** START OF Supplied entries **
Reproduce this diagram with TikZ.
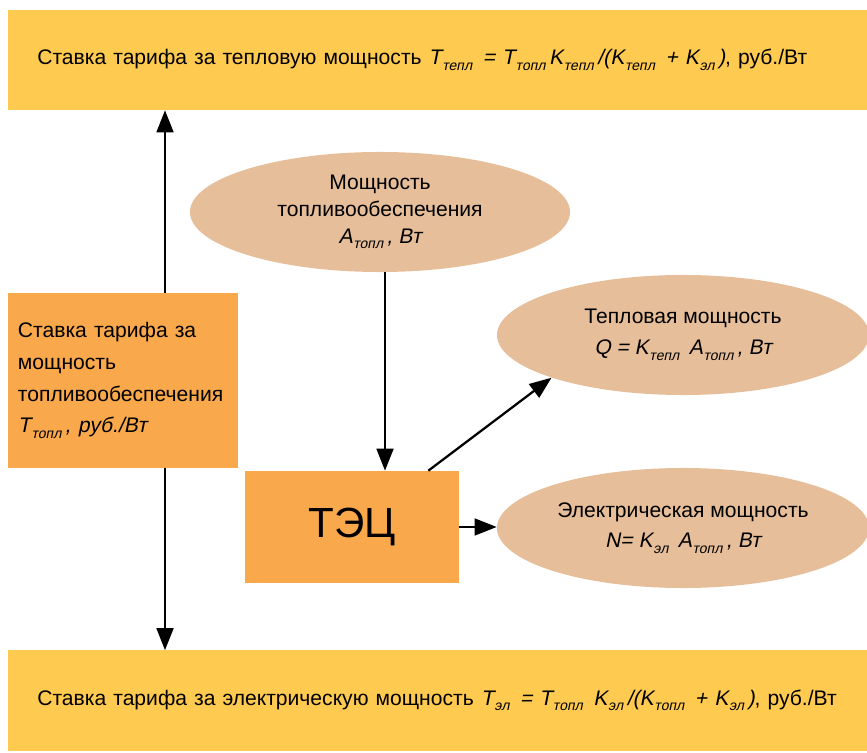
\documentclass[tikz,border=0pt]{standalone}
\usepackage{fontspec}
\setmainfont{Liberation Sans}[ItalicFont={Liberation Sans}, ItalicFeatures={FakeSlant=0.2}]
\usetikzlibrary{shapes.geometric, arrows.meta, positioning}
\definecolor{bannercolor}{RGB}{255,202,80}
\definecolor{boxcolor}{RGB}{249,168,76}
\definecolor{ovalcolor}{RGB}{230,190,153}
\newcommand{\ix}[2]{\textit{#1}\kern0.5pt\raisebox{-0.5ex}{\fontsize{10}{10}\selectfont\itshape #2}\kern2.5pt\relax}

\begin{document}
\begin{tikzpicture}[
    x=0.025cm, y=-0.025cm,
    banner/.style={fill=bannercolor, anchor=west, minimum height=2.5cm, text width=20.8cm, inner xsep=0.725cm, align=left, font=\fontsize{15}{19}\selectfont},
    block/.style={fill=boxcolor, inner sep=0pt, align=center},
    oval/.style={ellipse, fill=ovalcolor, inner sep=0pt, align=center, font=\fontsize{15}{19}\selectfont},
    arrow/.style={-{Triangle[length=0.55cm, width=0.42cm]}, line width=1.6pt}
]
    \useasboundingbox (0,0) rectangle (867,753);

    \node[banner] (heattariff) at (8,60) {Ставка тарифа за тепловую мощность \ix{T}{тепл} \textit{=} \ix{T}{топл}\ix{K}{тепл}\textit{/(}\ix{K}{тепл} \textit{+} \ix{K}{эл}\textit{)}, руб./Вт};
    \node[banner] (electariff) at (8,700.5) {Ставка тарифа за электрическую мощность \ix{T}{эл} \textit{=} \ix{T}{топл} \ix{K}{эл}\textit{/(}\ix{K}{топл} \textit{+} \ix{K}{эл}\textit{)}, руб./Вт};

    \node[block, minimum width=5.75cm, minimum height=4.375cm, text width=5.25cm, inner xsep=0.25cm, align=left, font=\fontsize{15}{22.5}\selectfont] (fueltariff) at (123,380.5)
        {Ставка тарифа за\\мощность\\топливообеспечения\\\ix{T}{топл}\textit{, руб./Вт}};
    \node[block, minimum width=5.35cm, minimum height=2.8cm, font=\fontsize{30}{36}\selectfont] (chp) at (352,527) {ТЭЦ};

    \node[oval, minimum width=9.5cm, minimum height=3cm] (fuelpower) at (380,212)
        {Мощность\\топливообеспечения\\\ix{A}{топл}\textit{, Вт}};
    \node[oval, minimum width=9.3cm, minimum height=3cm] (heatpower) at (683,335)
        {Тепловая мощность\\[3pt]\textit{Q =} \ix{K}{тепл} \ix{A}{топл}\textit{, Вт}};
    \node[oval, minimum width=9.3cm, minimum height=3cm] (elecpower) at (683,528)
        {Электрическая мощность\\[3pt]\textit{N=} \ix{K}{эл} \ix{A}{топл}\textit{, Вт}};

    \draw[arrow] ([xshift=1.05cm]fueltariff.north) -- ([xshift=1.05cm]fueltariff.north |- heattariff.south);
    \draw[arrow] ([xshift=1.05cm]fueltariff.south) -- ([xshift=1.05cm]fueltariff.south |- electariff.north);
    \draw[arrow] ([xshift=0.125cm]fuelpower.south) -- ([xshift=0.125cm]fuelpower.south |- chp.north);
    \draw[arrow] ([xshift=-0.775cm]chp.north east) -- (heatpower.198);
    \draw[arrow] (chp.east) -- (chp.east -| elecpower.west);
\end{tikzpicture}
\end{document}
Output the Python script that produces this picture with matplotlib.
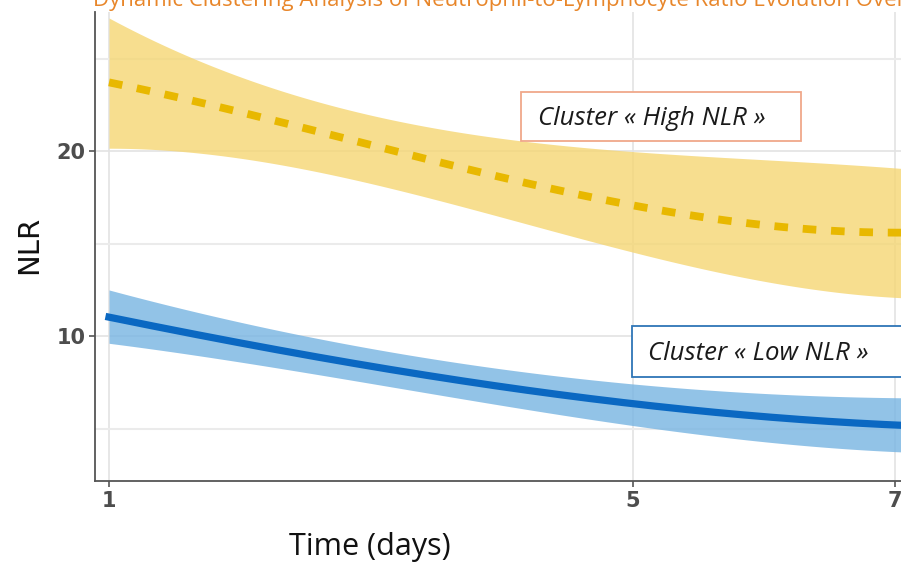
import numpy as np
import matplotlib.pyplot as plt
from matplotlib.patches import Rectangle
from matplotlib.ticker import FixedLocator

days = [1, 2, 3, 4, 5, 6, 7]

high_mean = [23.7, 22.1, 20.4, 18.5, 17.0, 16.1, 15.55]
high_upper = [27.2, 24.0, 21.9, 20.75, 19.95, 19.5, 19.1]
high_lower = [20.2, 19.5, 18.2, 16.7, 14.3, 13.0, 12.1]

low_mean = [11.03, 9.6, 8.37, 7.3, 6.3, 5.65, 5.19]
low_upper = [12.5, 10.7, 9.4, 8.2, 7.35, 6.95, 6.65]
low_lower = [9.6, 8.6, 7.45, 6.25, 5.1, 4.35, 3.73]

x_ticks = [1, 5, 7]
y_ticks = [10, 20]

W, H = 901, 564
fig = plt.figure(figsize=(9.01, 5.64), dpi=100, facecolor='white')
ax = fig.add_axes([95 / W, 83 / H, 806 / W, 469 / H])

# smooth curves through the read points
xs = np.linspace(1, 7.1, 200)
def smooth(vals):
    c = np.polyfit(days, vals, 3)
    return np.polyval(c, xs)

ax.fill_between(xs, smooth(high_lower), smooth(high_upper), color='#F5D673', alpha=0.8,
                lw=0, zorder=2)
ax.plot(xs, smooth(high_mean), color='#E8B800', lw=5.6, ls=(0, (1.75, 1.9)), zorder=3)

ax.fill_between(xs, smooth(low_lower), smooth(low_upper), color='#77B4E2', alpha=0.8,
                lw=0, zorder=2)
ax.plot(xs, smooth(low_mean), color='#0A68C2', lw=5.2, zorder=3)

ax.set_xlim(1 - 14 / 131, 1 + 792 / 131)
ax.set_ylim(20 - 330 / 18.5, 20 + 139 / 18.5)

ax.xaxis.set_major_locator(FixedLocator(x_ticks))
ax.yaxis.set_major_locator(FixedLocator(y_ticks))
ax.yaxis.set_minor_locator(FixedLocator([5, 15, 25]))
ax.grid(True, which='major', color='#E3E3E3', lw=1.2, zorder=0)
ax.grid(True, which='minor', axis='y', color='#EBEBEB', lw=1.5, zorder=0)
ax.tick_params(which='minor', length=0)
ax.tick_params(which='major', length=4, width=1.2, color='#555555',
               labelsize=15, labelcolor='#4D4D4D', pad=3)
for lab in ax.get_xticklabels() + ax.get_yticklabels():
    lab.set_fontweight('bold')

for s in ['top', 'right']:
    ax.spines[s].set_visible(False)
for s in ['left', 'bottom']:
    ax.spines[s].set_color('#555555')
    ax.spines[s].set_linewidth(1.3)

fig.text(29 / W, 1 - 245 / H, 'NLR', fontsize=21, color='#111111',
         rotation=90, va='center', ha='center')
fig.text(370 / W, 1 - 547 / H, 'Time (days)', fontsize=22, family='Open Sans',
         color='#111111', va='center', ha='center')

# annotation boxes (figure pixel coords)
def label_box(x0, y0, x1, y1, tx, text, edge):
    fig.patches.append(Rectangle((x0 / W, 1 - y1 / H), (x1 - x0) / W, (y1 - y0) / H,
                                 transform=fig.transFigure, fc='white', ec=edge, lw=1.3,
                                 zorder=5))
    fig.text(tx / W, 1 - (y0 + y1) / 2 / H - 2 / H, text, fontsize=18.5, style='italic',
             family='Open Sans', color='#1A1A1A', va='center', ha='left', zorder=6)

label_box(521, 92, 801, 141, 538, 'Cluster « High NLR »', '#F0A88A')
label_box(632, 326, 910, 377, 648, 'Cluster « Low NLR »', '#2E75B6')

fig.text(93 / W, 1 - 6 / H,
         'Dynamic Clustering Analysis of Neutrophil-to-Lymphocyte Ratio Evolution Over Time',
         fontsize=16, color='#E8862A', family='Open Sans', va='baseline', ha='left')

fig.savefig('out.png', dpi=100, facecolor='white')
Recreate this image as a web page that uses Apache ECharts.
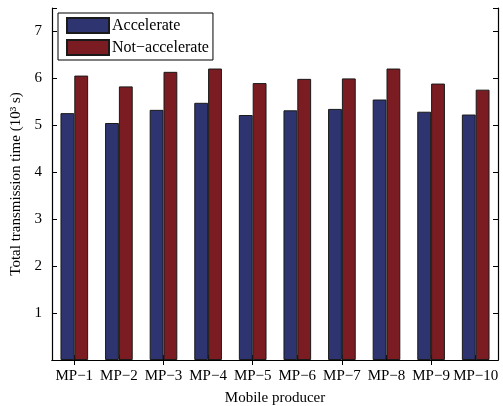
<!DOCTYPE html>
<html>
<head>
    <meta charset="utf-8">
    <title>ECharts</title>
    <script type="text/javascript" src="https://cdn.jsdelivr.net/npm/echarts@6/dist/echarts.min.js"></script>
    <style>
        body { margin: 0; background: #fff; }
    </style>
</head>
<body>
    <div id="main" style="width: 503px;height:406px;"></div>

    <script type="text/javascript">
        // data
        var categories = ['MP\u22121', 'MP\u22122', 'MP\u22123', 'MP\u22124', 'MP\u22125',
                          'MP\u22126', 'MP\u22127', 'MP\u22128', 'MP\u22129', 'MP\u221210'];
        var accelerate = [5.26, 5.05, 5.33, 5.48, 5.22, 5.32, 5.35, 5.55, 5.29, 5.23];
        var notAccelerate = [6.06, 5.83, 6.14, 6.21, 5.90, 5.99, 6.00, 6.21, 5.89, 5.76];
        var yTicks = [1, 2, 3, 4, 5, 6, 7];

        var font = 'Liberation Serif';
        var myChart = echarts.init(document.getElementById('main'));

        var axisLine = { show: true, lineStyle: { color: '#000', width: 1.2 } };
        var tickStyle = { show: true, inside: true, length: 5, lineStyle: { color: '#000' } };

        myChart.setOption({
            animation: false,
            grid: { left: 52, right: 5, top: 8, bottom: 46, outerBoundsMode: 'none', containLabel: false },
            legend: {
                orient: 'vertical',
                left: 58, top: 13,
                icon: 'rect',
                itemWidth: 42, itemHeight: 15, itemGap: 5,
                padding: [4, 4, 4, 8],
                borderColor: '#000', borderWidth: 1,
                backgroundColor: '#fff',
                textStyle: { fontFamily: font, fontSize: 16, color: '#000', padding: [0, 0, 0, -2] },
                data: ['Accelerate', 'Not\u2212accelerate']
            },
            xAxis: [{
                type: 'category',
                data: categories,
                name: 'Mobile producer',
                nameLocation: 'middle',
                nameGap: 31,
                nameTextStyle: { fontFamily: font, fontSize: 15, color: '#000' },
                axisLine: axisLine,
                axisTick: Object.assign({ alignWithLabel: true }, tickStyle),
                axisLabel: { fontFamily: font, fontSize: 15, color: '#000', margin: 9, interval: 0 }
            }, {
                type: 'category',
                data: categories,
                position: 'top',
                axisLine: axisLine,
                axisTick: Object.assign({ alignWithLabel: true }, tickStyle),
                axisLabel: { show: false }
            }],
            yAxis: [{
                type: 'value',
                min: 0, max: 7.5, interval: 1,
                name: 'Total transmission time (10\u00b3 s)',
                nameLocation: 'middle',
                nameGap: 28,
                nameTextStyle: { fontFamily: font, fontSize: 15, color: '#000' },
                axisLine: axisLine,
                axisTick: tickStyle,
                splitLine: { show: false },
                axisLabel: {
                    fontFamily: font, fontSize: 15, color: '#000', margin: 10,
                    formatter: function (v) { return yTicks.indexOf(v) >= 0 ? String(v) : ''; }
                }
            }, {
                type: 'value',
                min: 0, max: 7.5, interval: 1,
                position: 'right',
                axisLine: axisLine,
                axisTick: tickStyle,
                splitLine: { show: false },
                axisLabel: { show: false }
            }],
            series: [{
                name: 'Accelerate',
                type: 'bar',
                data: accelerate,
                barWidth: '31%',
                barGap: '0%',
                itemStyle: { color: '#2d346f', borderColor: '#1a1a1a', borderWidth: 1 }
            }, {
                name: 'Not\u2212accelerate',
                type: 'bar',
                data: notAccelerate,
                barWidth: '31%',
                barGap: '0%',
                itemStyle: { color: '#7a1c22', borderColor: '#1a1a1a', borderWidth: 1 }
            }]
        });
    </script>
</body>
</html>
** END OF Supplied entries **
◆ What the task requires
Pull out all lines from the entries above in which the word "that" appears.

◆ Answer to the exercise
Output the Python script that produces this picture with matplotlib.
Recreate this image as a web page that uses Apache ECharts.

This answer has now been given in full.